** begin RECORDS TO USE **

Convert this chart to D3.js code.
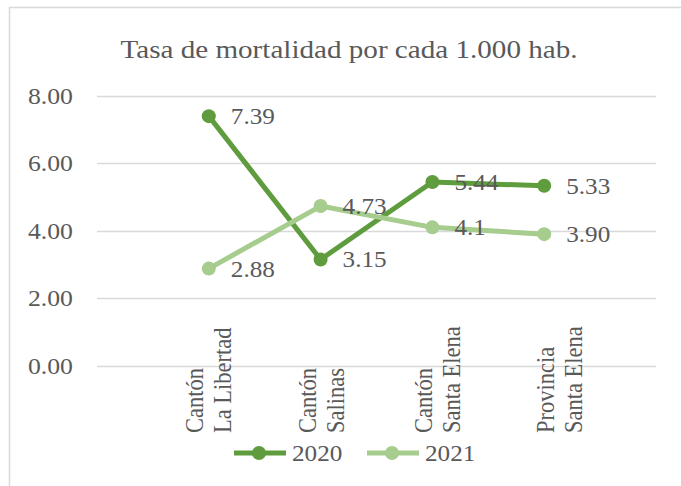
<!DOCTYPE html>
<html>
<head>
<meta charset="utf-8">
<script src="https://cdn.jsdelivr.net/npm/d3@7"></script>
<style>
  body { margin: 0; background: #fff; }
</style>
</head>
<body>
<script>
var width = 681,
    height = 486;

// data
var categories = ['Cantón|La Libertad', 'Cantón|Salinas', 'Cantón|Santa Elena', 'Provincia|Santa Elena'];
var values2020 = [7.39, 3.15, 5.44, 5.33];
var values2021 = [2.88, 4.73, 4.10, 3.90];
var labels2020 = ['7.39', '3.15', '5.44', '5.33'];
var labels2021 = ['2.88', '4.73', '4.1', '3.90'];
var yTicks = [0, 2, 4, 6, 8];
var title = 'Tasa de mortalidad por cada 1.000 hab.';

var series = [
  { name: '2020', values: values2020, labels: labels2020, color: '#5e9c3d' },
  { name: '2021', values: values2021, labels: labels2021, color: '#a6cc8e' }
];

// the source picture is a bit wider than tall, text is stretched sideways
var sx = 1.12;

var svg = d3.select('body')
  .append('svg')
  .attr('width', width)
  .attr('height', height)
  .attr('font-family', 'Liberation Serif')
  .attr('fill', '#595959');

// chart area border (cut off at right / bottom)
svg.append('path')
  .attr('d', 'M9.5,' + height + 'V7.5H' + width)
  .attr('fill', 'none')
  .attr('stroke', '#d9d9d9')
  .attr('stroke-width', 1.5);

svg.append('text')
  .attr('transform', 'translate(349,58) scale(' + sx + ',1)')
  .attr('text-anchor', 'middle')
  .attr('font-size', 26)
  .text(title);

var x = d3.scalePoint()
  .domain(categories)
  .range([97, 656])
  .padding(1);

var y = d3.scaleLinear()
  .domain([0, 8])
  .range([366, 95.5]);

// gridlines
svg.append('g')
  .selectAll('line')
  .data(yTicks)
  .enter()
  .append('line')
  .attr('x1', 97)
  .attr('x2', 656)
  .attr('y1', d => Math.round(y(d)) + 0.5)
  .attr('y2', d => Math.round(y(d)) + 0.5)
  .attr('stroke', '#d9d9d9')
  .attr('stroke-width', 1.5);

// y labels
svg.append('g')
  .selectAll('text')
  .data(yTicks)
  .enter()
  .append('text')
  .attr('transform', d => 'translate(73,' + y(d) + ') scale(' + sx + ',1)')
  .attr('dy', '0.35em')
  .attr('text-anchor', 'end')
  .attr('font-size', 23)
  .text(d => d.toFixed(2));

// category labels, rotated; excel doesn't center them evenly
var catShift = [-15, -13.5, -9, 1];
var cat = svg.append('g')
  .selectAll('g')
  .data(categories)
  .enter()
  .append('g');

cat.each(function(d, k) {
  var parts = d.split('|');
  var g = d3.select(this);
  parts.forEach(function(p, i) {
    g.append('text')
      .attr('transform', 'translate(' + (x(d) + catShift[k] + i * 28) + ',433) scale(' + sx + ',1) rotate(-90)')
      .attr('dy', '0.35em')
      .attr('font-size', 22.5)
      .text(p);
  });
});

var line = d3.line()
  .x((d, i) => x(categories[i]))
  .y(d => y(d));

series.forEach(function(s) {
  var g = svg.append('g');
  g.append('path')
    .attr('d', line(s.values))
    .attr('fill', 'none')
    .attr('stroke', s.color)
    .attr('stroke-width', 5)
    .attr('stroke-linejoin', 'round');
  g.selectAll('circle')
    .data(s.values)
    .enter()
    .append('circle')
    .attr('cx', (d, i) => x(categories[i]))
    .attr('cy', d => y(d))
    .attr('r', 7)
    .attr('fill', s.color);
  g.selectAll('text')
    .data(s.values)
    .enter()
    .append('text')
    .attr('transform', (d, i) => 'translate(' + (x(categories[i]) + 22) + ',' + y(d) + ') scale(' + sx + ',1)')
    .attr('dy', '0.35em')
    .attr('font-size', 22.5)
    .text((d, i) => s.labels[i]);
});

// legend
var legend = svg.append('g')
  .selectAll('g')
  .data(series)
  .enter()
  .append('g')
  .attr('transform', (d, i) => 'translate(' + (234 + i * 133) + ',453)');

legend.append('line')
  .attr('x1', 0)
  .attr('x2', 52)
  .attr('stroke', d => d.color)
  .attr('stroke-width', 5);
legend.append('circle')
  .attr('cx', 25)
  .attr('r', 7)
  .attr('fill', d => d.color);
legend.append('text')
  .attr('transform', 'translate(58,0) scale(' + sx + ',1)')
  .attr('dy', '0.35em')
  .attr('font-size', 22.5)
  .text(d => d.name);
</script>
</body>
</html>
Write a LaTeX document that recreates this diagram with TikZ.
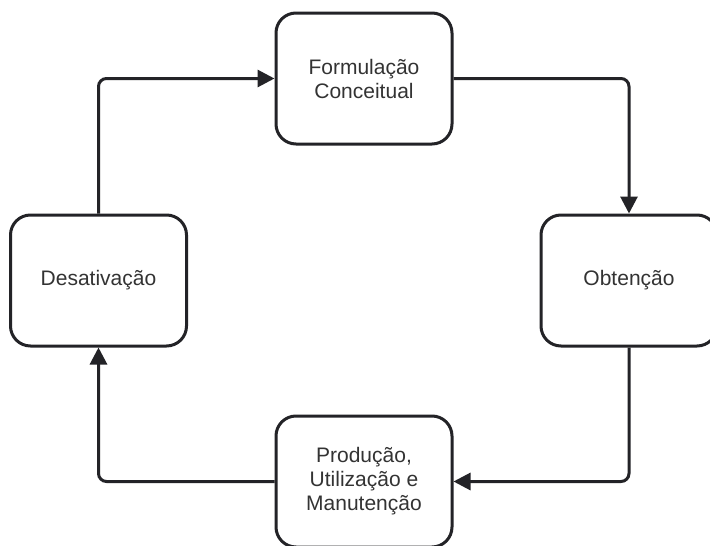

** end RECORDS TO USE **

(GIVEN TASK) Each entry shown above must be quoted exactly, with its pictures left out.

(SOLVED PROBLEM)
Convert this chart to D3.js code.
<!DOCTYPE html>
<html>
<head>
<meta charset="utf-8">
<script src="https://cdn.jsdelivr.net/npm/d3@7"></script>
<style>
  body { margin: 0; background: #fff; }
</style>
</head>
<body>
<script>
var width = 681,
    height = 486;

// data
var categories = ['Cantón|La Libertad', 'Cantón|Salinas', 'Cantón|Santa Elena', 'Provincia|Santa Elena'];
var values2020 = [7.39, 3.15, 5.44, 5.33];
var values2021 = [2.88, 4.73, 4.10, 3.90];
var labels2020 = ['7.39', '3.15', '5.44', '5.33'];
var labels2021 = ['2.88', '4.73', '4.1', '3.90'];
var yTicks = [0, 2, 4, 6, 8];
var title = 'Tasa de mortalidad por cada 1.000 hab.';

var series = [
  { name: '2020', values: values2020, labels: labels2020, color: '#5e9c3d' },
  { name: '2021', values: values2021, labels: labels2021, color: '#a6cc8e' }
];

// the source picture is a bit wider than tall, text is stretched sideways
var sx = 1.12;

var svg = d3.select('body')
  .append('svg')
  .attr('width', width)
  .attr('height', height)
  .attr('font-family', 'Liberation Serif')
  .attr('fill', '#595959');

// chart area border (cut off at right / bottom)
svg.append('path')
  .attr('d', 'M9.5,' + height + 'V7.5H' + width)
  .attr('fill', 'none')
  .attr('stroke', '#d9d9d9')
  .attr('stroke-width', 1.5);

svg.append('text')
  .attr('transform', 'translate(349,58) scale(' + sx + ',1)')
  .attr('text-anchor', 'middle')
  .attr('font-size', 26)
  .text(title);

var x = d3.scalePoint()
  .domain(categories)
  .range([97, 656])
  .padding(1);

var y = d3.scaleLinear()
  .domain([0, 8])
  .range([366, 95.5]);

// gridlines
svg.append('g')
  .selectAll('line')
  .data(yTicks)
  .enter()
  .append('line')
  .attr('x1', 97)
  .attr('x2', 656)
  .attr('y1', d => Math.round(y(d)) + 0.5)
  .attr('y2', d => Math.round(y(d)) + 0.5)
  .attr('stroke', '#d9d9d9')
  .attr('stroke-width', 1.5);

// y labels
svg.append('g')
  .selectAll('text')
  .data(yTicks)
  .enter()
  .append('text')
  .attr('transform', d => 'translate(73,' + y(d) + ') scale(' + sx + ',1)')
  .attr('dy', '0.35em')
  .attr('text-anchor', 'end')
  .attr('font-size', 23)
  .text(d => d.toFixed(2));

// category labels, rotated; excel doesn't center them evenly
var catShift = [-15, -13.5, -9, 1];
var cat = svg.append('g')
  .selectAll('g')
  .data(categories)
  .enter()
  .append('g');

cat.each(function(d, k) {
  var parts = d.split('|');
  var g = d3.select(this);
  parts.forEach(function(p, i) {
    g.append('text')
      .attr('transform', 'translate(' + (x(d) + catShift[k] + i * 28) + ',433) scale(' + sx + ',1) rotate(-90)')
      .attr('dy', '0.35em')
      .attr('font-size', 22.5)
      .text(p);
  });
});

var line = d3.line()
  .x((d, i) => x(categories[i]))
  .y(d => y(d));

series.forEach(function(s) {
  var g = svg.append('g');
  g.append('path')
    .attr('d', line(s.values))
    .attr('fill', 'none')
    .attr('stroke', s.color)
    .attr('stroke-width', 5)
    .attr('stroke-linejoin', 'round');
  g.selectAll('circle')
    .data(s.values)
    .enter()
    .append('circle')
    .attr('cx', (d, i) => x(categories[i]))
    .attr('cy', d => y(d))
    .attr('r', 7)
    .attr('fill', s.color);
  g.selectAll('text')
    .data(s.values)
    .enter()
    .append('text')
    .attr('transform', (d, i) => 'translate(' + (x(categories[i]) + 22) + ',' + y(d) + ') scale(' + sx + ',1)')
    .attr('dy', '0.35em')
    .attr('font-size', 22.5)
    .text((d, i) => s.labels[i]);
});

// legend
var legend = svg.append('g')
  .selectAll('g')
  .data(series)
  .enter()
  .append('g')
  .attr('transform', (d, i) => 'translate(' + (234 + i * 133) + ',453)');

legend.append('line')
  .attr('x1', 0)
  .attr('x2', 52)
  .attr('stroke', d => d.color)
  .attr('stroke-width', 5);
legend.append('circle')
  .attr('cx', 25)
  .attr('r', 7)
  .attr('fill', d => d.color);
legend.append('text')
  .attr('transform', 'translate(58,0) scale(' + sx + ',1)')
  .attr('dy', '0.35em')
  .attr('font-size', 22.5)
  .text(d => d.name);
</script>
</body>
</html>
Write a LaTeX document that recreates this diagram with TikZ.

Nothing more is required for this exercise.